## Instructions to follow
Transcribe the full listing exactly, and drop every picture.

## Given material
========================

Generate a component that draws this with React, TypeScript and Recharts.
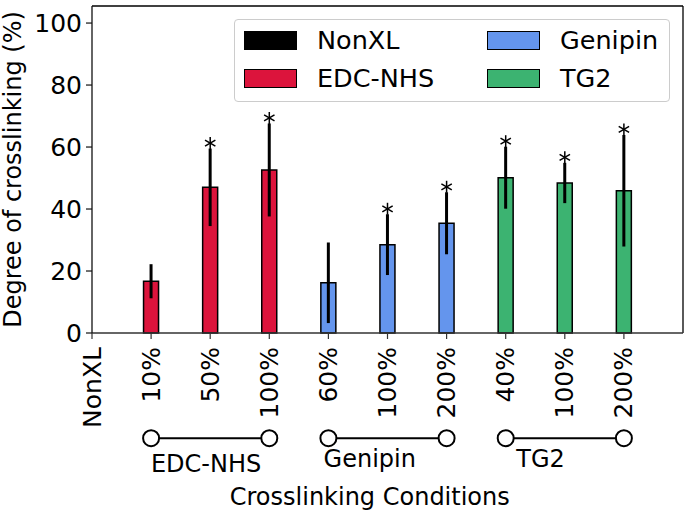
import React from 'react';
import {
  ComposedChart,
  Bar,
  Cell,
  ErrorBar,
  XAxis,
  YAxis,
  Scatter,
  ReferenceDot,
  ReferenceLine,
  Legend,
} from 'recharts';

// ---------- data ----------
const categories = ['NonXL', '10%', '50%', '100%', '60%', '100%', '200%', '40%', '100%', '200%'];
const groupOf = ['NonXL', 'EDC-NHS', 'EDC-NHS', 'EDC-NHS', 'Genipin', 'Genipin', 'Genipin', 'TG2', 'TG2', 'TG2'];
const crosslinking = [0, 16.7, 47.0, 52.6, 16.2, 28.5, 35.4, 50.1, 48.4, 45.9];
const errorHalf = [11.8, 5.5, 12.5, 15.0, 13.0, 9.8, 10.0, 10.0, 6.5, 18.0];
const significant = [false, false, true, true, false, true, true, true, true, true];
const legendNames = ['NonXL', 'EDC-NHS', 'Genipin', 'TG2'];
const yTicks = [0, 20, 40, 60, 80, 100];
const groupSpans = [
  { name: 'EDC-NHS', from: 1, to: 3, labelX: 1.93, labelY: -45.0 },
  { name: 'Genipin', from: 4, to: 6, labelX: 4.7, labelY: -43.1 },
  { name: 'TG2', from: 7, to: 9, labelX: 7.59, labelY: -43.1 },
];
const xTitle = { text: 'Crosslinking Conditions', x: 4.7, y: -55.5 };
const yTitle = 'Degree of crosslinking (%)';

const groupColors: Record<string, string> = {
  NonXL: '#000000',
  'EDC-NHS': '#DC143C',
  Genipin: '#6495ED',
  TG2: '#3CB371',
};

// table built from the arrays
const rows = categories.map((c, i) => ({
  x: i,
  label: c,
  value: crosslinking[i],
  // the NonXL bar sits at 0, its lower whisker is hidden below the axis
  err: i === 0 ? [0, errorHalf[i]] : [errorHalf[i], errorHalf[i]],
}));
const starRows = categories
  .map((c, i) => ({ x: i, top: crosslinking[i] + errorHalf[i], sig: significant[i] }))
  .filter((r) => r.sig);

const FONT = 'DejaVu Sans';
const GROUP_Y = -33.95;

const XTick = (props: any) => {
  const { x, y, payload } = props;
  return (
    <text
      transform={`translate(${x},${y + 6}) rotate(-90)`}
      textAnchor="end"
      dominantBaseline="central"
      fontSize={25}
      fontFamily={FONT}
      fill="#000"
    >
      {categories[payload.value]}
    </text>
  );
};

const Asterisk = (props: any) => {
  const { cx, cy } = props;
  if (cx == null || cy == null) return null;
  const c = cy - 5.5;
  const r = 6;
  const dx = r * Math.cos(Math.PI / 6);
  const dy = r * Math.sin(Math.PI / 6);
  return (
    <g stroke="#000" strokeWidth={1.5}>
      <line x1={cx} y1={c - r} x2={cx} y2={c + r} />
      <line x1={cx - dx} y1={c - dy} x2={cx + dx} y2={c + dy} />
      <line x1={cx - dx} y1={c + dy} x2={cx + dx} y2={c - dy} />
    </g>
  );
};

const textShape = (text: string) => (props: any) => (
  <text x={props.cx} y={props.cy} textAnchor="middle" fontSize={24} fontFamily={FONT} fill="#000">
    {text}
  </text>
);

const YLabel = () => (
  <text
    transform="translate(21,169.5) rotate(-90)"
    textAnchor="middle"
    fontSize={24}
    fontFamily={FONT}
    fill="#000"
  >
    {yTitle}
  </text>
);

const LegendBox = () => (
  <div
    style={{
      position: 'relative',
      width: 436,
      height: 83,
      border: '1px solid #cccccc',
      borderRadius: 4,
      background: 'rgba(255,255,255,0.8)',
      boxSizing: 'border-box',
      fontFamily: FONT,
      fontSize: 25.5,
      color: '#000',
    }}
  >
    {legendNames.map((name, i) => {
      const col = Math.floor(i / 2);
      const row = i % 2;
      return (
        <div
          key={name}
          style={{
            position: 'absolute',
            left: 9 + col * 243,
            top: 11 + row * 38,
            height: 19,
            display: 'flex',
            alignItems: 'center',
            whiteSpace: 'nowrap',
          }}
        >
          <div
            style={{
              width: 53,
              height: 19,
              background: groupColors[name],
              border: '1px solid #000',
              boxSizing: 'border-box',
            }}
          />
          <span style={{ marginLeft: 20, lineHeight: '19px' }}>{name}</span>
        </div>
      );
    })}
  </div>
);

export default function App() {
  return (
    <div style={{ position: 'absolute', left: 0, top: 0, background: '#fff' }}>
      <ComposedChart
        width={684}
        height={513}
        data={rows}
        margin={{ top: 6, right: 1, bottom: 0, left: 0 }}
      >
        <XAxis
          dataKey="x"
          type="number"
          domain={[0, 10]}
          ticks={[0, 1, 2, 3, 4, 5, 6, 7, 8, 9]}
          interval={0}
          height={180}
          tick={<XTick />}
          tickSize={6}
          axisLine={{ stroke: '#333', strokeWidth: 1.5 }}
          tickLine={{ stroke: '#333', strokeWidth: 1.2 }}
          allowDecimals={false}
        />
        <YAxis
          type="number"
          domain={[0, 105.5]}
          ticks={yTicks}
          width={92}
          tickSize={6}
          tickMargin={4}
          tick={{ fontSize: 25, fontFamily: FONT, fill: '#000' }}
          axisLine={{ stroke: '#111', strokeWidth: 1.3 }}
          tickLine={{ stroke: '#111', strokeWidth: 1.2 }}
          label={{ content: <YLabel /> }}
        />
        <ReferenceLine y={105.5} stroke="#000" strokeWidth={1.3} ifOverflow="visible" />
        <ReferenceLine x={10} stroke="#000" strokeWidth={1.3} ifOverflow="visible" />
        <Bar dataKey="value" barSize={15} stroke="#000" strokeWidth={1.5} isAnimationActive={false}>
          {rows.map((r, i) => (
            <Cell key={i} fill={groupColors[groupOf[i]]} />
          ))}
          <ErrorBar dataKey="err" direction="y" width={0} stroke="#000" strokeWidth={3} />
        </Bar>
        <Scatter data={starRows} dataKey="top" shape={Asterisk} isAnimationActive={false} />
        {groupSpans.map((g) => (
          <ReferenceLine
            key={`l-${g.name}`}
            segment={[
              { x: g.from, y: GROUP_Y },
              { x: g.to, y: GROUP_Y },
            ]}
            stroke="#000"
            strokeWidth={2}
            ifOverflow="visible"
          />
        ))}
        {groupSpans.map((g) =>
          [g.from, g.to].map((px) => (
            <ReferenceDot
              key={`d-${g.name}-${px}`}
              x={px}
              y={GROUP_Y}
              r={8}
              fill="#fff"
              stroke="#000"
              strokeWidth={2}
              ifOverflow="visible"
            />
          ))
        )}
        {groupSpans.map((g) => (
          <ReferenceDot
            key={`t-${g.name}`}
            x={g.labelX}
            y={g.labelY}
            r={0}
            ifOverflow="visible"
            shape={textShape(g.name)}
          />
        ))}
        <ReferenceDot
          x={xTitle.x}
          y={xTitle.y}
          r={0}
          ifOverflow="visible"
          shape={textShape(xTitle.text)}
        />
        <Legend
          layout="vertical"
          align="center"
          verticalAlign="middle"
          content={() => <LegendBox />}
          wrapperStyle={{ left: 234, top: 19, width: 436, height: 83 }}
        />
      </ComposedChart>
    </div>
  );
}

========================

## Exercise solution
Generate a component that draws this with React, TypeScript and Recharts.
import React from 'react';
import {
  ComposedChart,
  Bar,
  Cell,
  ErrorBar,
  XAxis,
  YAxis,
  Scatter,
  ReferenceDot,
  ReferenceLine,
  Legend,
} from 'recharts';

// ---------- data ----------
const categories = ['NonXL', '10%', '50%', '100%', '60%', '100%', '200%', '40%', '100%', '200%'];
const groupOf = ['NonXL', 'EDC-NHS', 'EDC-NHS', 'EDC-NHS', 'Genipin', 'Genipin', 'Genipin', 'TG2', 'TG2', 'TG2'];
const crosslinking = [0, 16.7, 47.0, 52.6, 16.2, 28.5, 35.4, 50.1, 48.4, 45.9];
const errorHalf = [11.8, 5.5, 12.5, 15.0, 13.0, 9.8, 10.0, 10.0, 6.5, 18.0];
const significant = [false, false, true, true, false, true, true, true, true, true];
const legendNames = ['NonXL', 'EDC-NHS', 'Genipin', 'TG2'];
const yTicks = [0, 20, 40, 60, 80, 100];
const groupSpans = [
  { name: 'EDC-NHS', from: 1, to: 3, labelX: 1.93, labelY: -45.0 },
  { name: 'Genipin', from: 4, to: 6, labelX: 4.7, labelY: -43.1 },
  { name: 'TG2', from: 7, to: 9, labelX: 7.59, labelY: -43.1 },
];
const xTitle = { text: 'Crosslinking Conditions', x: 4.7, y: -55.5 };
const yTitle = 'Degree of crosslinking (%)';

const groupColors: Record<string, string> = {
  NonXL: '#000000',
  'EDC-NHS': '#DC143C',
  Genipin: '#6495ED',
  TG2: '#3CB371',
};

// table built from the arrays
const rows = categories.map((c, i) => ({
  x: i,
  label: c,
  value: crosslinking[i],
  // the NonXL bar sits at 0, its lower whisker is hidden below the axis
  err: i === 0 ? [0, errorHalf[i]] : [errorHalf[i], errorHalf[i]],
}));
const starRows = categories
  .map((c, i) => ({ x: i, top: crosslinking[i] + errorHalf[i], sig: significant[i] }))
  .filter((r) => r.sig);

const FONT = 'DejaVu Sans';
const GROUP_Y = -33.95;

const XTick = (props: any) => {
  const { x, y, payload } = props;
  return (
    <text
      transform={`translate(${x},${y + 6}) rotate(-90)`}
      textAnchor="end"
      dominantBaseline="central"
      fontSize={25}
      fontFamily={FONT}
      fill="#000"
    >
      {categories[payload.value]}
    </text>
  );
};

const Asterisk = (props: any) => {
  const { cx, cy } = props;
  if (cx == null || cy == null) return null;
  const c = cy - 5.5;
  const r = 6;
  const dx = r * Math.cos(Math.PI / 6);
  const dy = r * Math.sin(Math.PI / 6);
  return (
    <g stroke="#000" strokeWidth={1.5}>
      <line x1={cx} y1={c - r} x2={cx} y2={c + r} />
      <line x1={cx - dx} y1={c - dy} x2={cx + dx} y2={c + dy} />
      <line x1={cx - dx} y1={c + dy} x2={cx + dx} y2={c - dy} />
    </g>
  );
};

const textShape = (text: string) => (props: any) => (
  <text x={props.cx} y={props.cy} textAnchor="middle" fontSize={24} fontFamily={FONT} fill="#000">
    {text}
  </text>
);

const YLabel = () => (
  <text
    transform="translate(21,169.5) rotate(-90)"
    textAnchor="middle"
    fontSize={24}
    fontFamily={FONT}
    fill="#000"
  >
    {yTitle}
  </text>
);

const LegendBox = () => (
  <div
    style={{
      position: 'relative',
      width: 436,
      height: 83,
      border: '1px solid #cccccc',
      borderRadius: 4,
      background: 'rgba(255,255,255,0.8)',
      boxSizing: 'border-box',
      fontFamily: FONT,
      fontSize: 25.5,
      color: '#000',
    }}
  >
    {legendNames.map((name, i) => {
      const col = Math.floor(i / 2);
      const row = i % 2;
      return (
        <div
          key={name}
          style={{
            position: 'absolute',
            left: 9 + col * 243,
            top: 11 + row * 38,
            height: 19,
            display: 'flex',
            alignItems: 'center',
            whiteSpace: 'nowrap',
          }}
        >
          <div
            style={{
              width: 53,
              height: 19,
              background: groupColors[name],
              border: '1px solid #000',
              boxSizing: 'border-box',
            }}
          />
          <span style={{ marginLeft: 20, lineHeight: '19px' }}>{name}</span>
        </div>
      );
    })}
  </div>
);

export default function App() {
  return (
    <div style={{ position: 'absolute', left: 0, top: 0, background: '#fff' }}>
      <ComposedChart
        width={684}
        height={513}
        data={rows}
        margin={{ top: 6, right: 1, bottom: 0, left: 0 }}
      >
        <XAxis
          dataKey="x"
          type="number"
          domain={[0, 10]}
          ticks={[0, 1, 2, 3, 4, 5, 6, 7, 8, 9]}
          interval={0}
          height={180}
          tick={<XTick />}
          tickSize={6}
          axisLine={{ stroke: '#333', strokeWidth: 1.5 }}
          tickLine={{ stroke: '#333', strokeWidth: 1.2 }}
          allowDecimals={false}
        />
        <YAxis
          type="number"
          domain={[0, 105.5]}
          ticks={yTicks}
          width={92}
          tickSize={6}
          tickMargin={4}
          tick={{ fontSize: 25, fontFamily: FONT, fill: '#000' }}
          axisLine={{ stroke: '#111', strokeWidth: 1.3 }}
          tickLine={{ stroke: '#111', strokeWidth: 1.2 }}
          label={{ content: <YLabel /> }}
        />
        <ReferenceLine y={105.5} stroke="#000" strokeWidth={1.3} ifOverflow="visible" />
        <ReferenceLine x={10} stroke="#000" strokeWidth={1.3} ifOverflow="visible" />
        <Bar dataKey="value" barSize={15} stroke="#000" strokeWidth={1.5} isAnimationActive={false}>
          {rows.map((r, i) => (
            <Cell key={i} fill={groupColors[groupOf[i]]} />
          ))}
          <ErrorBar dataKey="err" direction="y" width={0} stroke="#000" strokeWidth={3} />
        </Bar>
        <Scatter data={starRows} dataKey="top" shape={Asterisk} isAnimationActive={false} />
        {groupSpans.map((g) => (
          <ReferenceLine
            key={`l-${g.name}`}
            segment={[
              { x: g.from, y: GROUP_Y },
              { x: g.to, y: GROUP_Y },
            ]}
            stroke="#000"
            strokeWidth={2}
            ifOverflow="visible"
          />
        ))}
        {groupSpans.map((g) =>
          [g.from, g.to].map((px) => (
            <ReferenceDot
              key={`d-${g.name}-${px}`}
              x={px}
              y={GROUP_Y}
              r={8}
              fill="#fff"
              stroke="#000"
              strokeWidth={2}
              ifOverflow="visible"
            />
          ))
        )}
        {groupSpans.map((g) => (
          <ReferenceDot
            key={`t-${g.name}`}
            x={g.labelX}
            y={g.labelY}
            r={0}
            ifOverflow="visible"
            shape={textShape(g.name)}
          />
        ))}
        <ReferenceDot
          x={xTitle.x}
          y={xTitle.y}
          r={0}
          ifOverflow="visible"
          shape={textShape(xTitle.text)}
        />
        <Legend
          layout="vertical"
          align="center"
          verticalAlign="middle"
          content={() => <LegendBox />}
          wrapperStyle={{ left: 234, top: 19, width: 436, height: 83 }}
        />
      </ComposedChart>
    </div>
  );
}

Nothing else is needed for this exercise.